I have never understood why some people and games feel the need to keep score and have a winner in a cooperative game. Either you beat the villain or you didn't. You don't need to have a winner.
I gather that the reason (in this case) to have it be competitive is to better hone the player's skill through adversity:
it's cooperative so you can't go head-to-head with someone and get better at the game by seeing 'what's possible' (the way I learned Dominion).
I disagree that having head-to-head battles would be the way to get better at the game. It'd be such a different beast with modified cards (for example, villains don't have Equipment cards, so can your hero trash an Equipment card instead of an Ongoing card?), that any tactics you learn from fighting the heroes likely wouldn't work in a regular game. That'd be like playing a solo game of Dominion with Sea Hag and practicing getting five Provinces in 12 turns. When you then play a regular game of Dominion, you're going to get skunked.

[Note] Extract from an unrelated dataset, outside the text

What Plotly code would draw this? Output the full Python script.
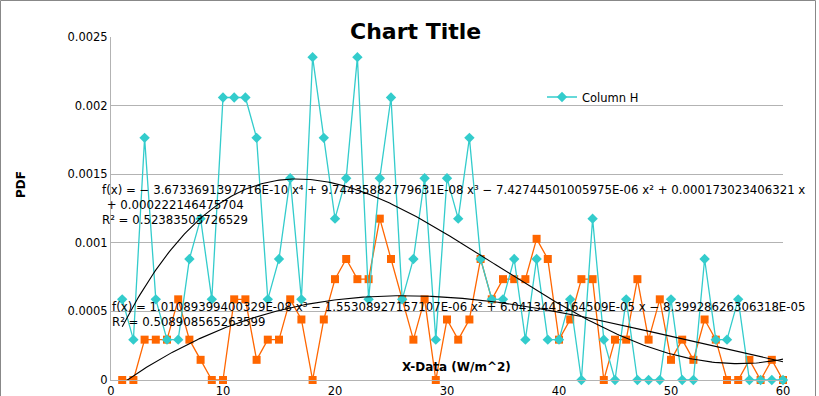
import numpy as np
import plotly.graph_objects as go

# ---- data ----
x_vals = list(range(1, 61))
col_h = [0.000588, 0.000294, 0.001765, 0.000588, 0.000294, 0.000294, 0.000882, 0.001176, 0.000588, 0.002059,
         0.002059, 0.002059, 0.001765, 0.000588, 0.000882, 0.001471, 0.000588, 0.002353, 0.001765, 0.001176,
         0.001471, 0.002353, 0.000588, 0.001471, 0.002059, 0.000588, 0.000882, 0.001471, 0.000294, 0.001471,
         0.001176, 0.001765, 0.000882, 0.000588, 0.000588, 0.000882, 0.000294, 0.000882, 0.000294, 0.000294,
         0.000588, 0.0, 0.001176, 0.000294, 0.0, 0.000588, 0.0, 0.0, 0.0, 0.000588,
         0.0, 0.0, 0.000882, 0.000294, 0.000294, 0.000588, 0.0, 0.0, 0.0, 0.0]
col_o = [0.0, 0.0, 0.000294, 0.000294, 0.000294, 0.000588, 0.000294, 0.000147, 0.0, 0.0,
         0.000588, 0.000588, 0.000147, 0.000294, 0.000294, 0.000588, 0.000441, 0.0, 0.000441, 0.000735,
         0.000882, 0.000735, 0.000735, 0.001176, 0.000882, 0.000588, 0.000294, 0.000588, 0.0, 0.000441,
         0.000294, 0.000441, 0.000882, 0.000588, 0.000735, 0.000735, 0.000735, 0.001029, 0.000882, 0.000294,
         0.000441, 0.000735, 0.000735, 0.0, 0.000294, 0.000294, 0.000735, 0.000294, 0.000588, 0.000147,
         0.000294, 0.000147, 0.000441, 0.000294, 0.0, 0.0, 0.000147, 0.0, 0.000147, 0.0]
# trendline coefficients shown on chart (highest power first)
coef_h = [-3.6733691397716E-10, 9.74435882779631E-08, -7.42744501005975E-06, 0.000173023406321, 0.000222146475704]
coef_o = [1.01089399400329E-08, -1.55308927157107E-06, 6.0413441164509E-05, -8.39928626306318E-05]
eq_h = ["f(x) = − 3.6733691397716E-10 x⁴ + 9.74435882779631E-08 x³ − 7.42744501005975E-06 x² + 0.000173023406321 x",
        " + 0.000222146475704",
        "R² = 0.52383503726529"]
eq_o = ["f(x) = 1.01089399400329E-08 x³ − 1.55308927157107E-06 x² + 6.0413441164509E-05 x − 8.39928626306318E-05",
        "R² = 0.508908565263599"]
y_ticks = [0, 0.0005, 0.001, 0.0015, 0.002, 0.0025]
y_ticktext = ["0", "0.0005", "0.001", "0.0015", "0.002", "0.0025"]
x_ticks = [0, 10, 20, 30, 40, 50, 60]

W, H = 819, 396
L, R, T, B = 111, 783, 37, 380
FONT = "DejaVu Sans"

def xp(px):
    return (px - L) / (R - L)

def yp(py):
    return (B - py) / (B - T)

CYAN = "#33cccc"
ORANGE = "#ff6600"

xs = np.linspace(min(x_vals), max(x_vals), 300)
fit_h = np.polyval(coef_h, xs)
fit_o = np.polyval(coef_o, xs)

fig = go.Figure()
fig.add_trace(go.Scatter(x=x_vals, y=col_o, mode="lines+markers", showlegend=False,
                         line=dict(color=ORANGE, width=1.3),
                         marker=dict(symbol="square", size=8, color=ORANGE), cliponaxis=False))
fig.add_trace(go.Scatter(x=x_vals, y=col_h, mode="lines+markers", name="Column H",
                         line=dict(color=CYAN, width=1.3),
                         marker=dict(symbol="diamond", size=8, color=CYAN), cliponaxis=False))
fig.add_trace(go.Scatter(x=xs, y=fit_h, mode="lines", showlegend=False,
                         line=dict(color="black", width=1.1), hoverinfo="skip"))
fig.add_trace(go.Scatter(x=xs, y=fit_o, mode="lines", showlegend=False,
                         line=dict(color="black", width=1.1), hoverinfo="skip"))

ann = []
ann.append(dict(text="<b>Chart Title</b>", x=xp(415), y=yp(31), xref="paper", yref="paper",
                xanchor="center", yanchor="middle", showarrow=False,
                font=dict(family=FONT, size=22, color="black")))
ann.append(dict(text="<b>X-Data (W/m^2)</b>", x=xp(457), y=yp(367), xref="paper", yref="paper",
                xanchor="center", yanchor="middle", showarrow=False,
                font=dict(family=FONT, size=12, color="black")))
ann.append(dict(text="<b>PDF</b>", x=xp(21), y=yp(185), xref="paper", yref="paper",
                xanchor="center", yanchor="middle", showarrow=False, textangle=-90,
                font=dict(family=FONT, size=12, color="black")))
eq_pos = [(100, 190), (101, 205), (100, 220)]
for t, (px, py) in zip(eq_h, eq_pos):
    ann.append(dict(text=t, x=xp(px), y=yp(py), xref="paper", yref="paper",
                    xanchor="left", yanchor="middle", showarrow=False,
                    font=dict(family=FONT, size=11.75, color="black")))
eq_pos2 = [(110, 307), (110, 322)]
for t, (px, py) in zip(eq_o, eq_pos2):
    ann.append(dict(text=t, x=xp(px), y=yp(py), xref="paper", yref="paper",
                    xanchor="left", yanchor="middle", showarrow=False,
                    font=dict(family=FONT, size=11.75, color="black")))

shapes = [
    dict(type="line", xref="paper", yref="paper", x0=xp(0.5), x1=xp(0.5), y0=yp(0.5), y1=yp(400),
         line=dict(color="#888888", width=1)),
    dict(type="line", xref="paper", yref="paper", x0=xp(0.5), x1=xp(815.5), y0=yp(0.5), y1=yp(0.5),
         line=dict(color="#888888", width=1)),
    dict(type="line", xref="paper", yref="paper", x0=xp(815.5), x1=xp(815.5), y0=yp(0.5), y1=yp(400),
         line=dict(color="#888888", width=1)),
]

fig.update_layout(
    width=W, height=H,
    margin=dict(l=L, r=W - R, t=T, b=H - B, autoexpand=False),
    paper_bgcolor="white", plot_bgcolor="white",
    font=dict(family=FONT, size=11, color="black"),
    annotations=ann, shapes=shapes,
    showlegend=True,
    legend=dict(x=xp(542), y=yp(97), xanchor="left", yanchor="middle", bgcolor="rgba(0,0,0,0)",
                font=dict(family=FONT, size=11.5, color="black"), itemwidth=30),
    xaxis=dict(range=[0, 60], tickvals=x_ticks, showgrid=False, zeroline=False,
               showline=True, linecolor="#b3b3b3", linewidth=1, ticks="", automargin=False,
               tickfont=dict(family=FONT, size=11.5)),
    yaxis=dict(range=[0, 0.0025], tickvals=y_ticks, ticktext=y_ticktext, showgrid=True,
               gridcolor="#b3b3b3", gridwidth=1, zeroline=False,
               showline=True, linecolor="#b3b3b3", linewidth=1, ticks="", automargin=False,
               tickfont=dict(family=FONT, size=11.5)),
)

fig.write_html("out.html", config={"displayModeBar": False},
               post_script="document.body.style.margin='0px';document.body.style.overflow='hidden';")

The best way I've found to get better at Sentinels is to keep playing it. I might even suggest playing the same hero a few times in a row, though that doesn't match my play style; I go all over the board. Watch other players to see how their heroes stack up. I always try to talk new players out of playing Absolute Zero or Bunker at first, though Bunker is more newbie-friendly than AZ. But when you see how those heroes work, then you do get better. You know what cards are in the deck and can work to drawing those cards when you're given the chance to manipulate your deck.
Knowing the villains' capabilities helps too, though I tend to play with some degree of ignorance; I never read a new villain, which usually ends poorly for us since we don't know the optimal way of beating him.
And when you think you've gotten the hang of the game, start playing the advanced rule of one or both sides of the villain. They can really make a game more difficult (or longer, in the case of an advanced rule that says the villain takes less damage, ugh!).